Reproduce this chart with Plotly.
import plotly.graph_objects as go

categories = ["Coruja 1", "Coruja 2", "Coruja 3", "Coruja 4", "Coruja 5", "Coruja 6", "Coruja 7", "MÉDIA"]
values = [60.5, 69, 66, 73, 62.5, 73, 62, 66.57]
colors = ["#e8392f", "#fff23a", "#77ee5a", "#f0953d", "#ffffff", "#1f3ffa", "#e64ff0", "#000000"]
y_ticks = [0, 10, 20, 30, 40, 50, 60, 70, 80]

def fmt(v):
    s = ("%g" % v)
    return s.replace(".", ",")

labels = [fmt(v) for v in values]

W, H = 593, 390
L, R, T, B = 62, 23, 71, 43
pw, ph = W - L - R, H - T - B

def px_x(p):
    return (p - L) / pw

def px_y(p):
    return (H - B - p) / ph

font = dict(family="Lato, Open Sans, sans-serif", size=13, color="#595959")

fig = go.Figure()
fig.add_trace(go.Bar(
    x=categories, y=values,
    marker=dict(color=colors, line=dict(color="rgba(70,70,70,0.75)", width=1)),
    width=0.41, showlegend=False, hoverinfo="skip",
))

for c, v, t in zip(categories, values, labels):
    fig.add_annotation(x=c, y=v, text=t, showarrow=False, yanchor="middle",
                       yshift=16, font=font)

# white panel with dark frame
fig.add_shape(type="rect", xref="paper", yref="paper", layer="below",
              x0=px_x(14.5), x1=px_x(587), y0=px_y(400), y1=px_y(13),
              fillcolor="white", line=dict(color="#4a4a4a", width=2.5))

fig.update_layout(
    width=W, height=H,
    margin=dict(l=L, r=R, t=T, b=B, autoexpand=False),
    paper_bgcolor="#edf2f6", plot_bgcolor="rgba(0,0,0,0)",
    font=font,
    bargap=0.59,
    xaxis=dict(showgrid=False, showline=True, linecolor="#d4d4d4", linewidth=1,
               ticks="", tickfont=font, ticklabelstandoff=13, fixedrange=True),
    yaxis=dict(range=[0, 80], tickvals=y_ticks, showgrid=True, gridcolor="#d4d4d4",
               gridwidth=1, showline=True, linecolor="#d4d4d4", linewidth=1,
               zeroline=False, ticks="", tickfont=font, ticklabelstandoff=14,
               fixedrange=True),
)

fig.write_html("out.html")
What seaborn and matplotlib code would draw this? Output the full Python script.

THE REQUEST: From the first line above through the line that contains "import plotly.graph_objects as go", quote each line exactly. Output nothing more.

EXERCISE RESPONSE:
Reproduce this chart with Plotly.
import plotly.graph_objects as go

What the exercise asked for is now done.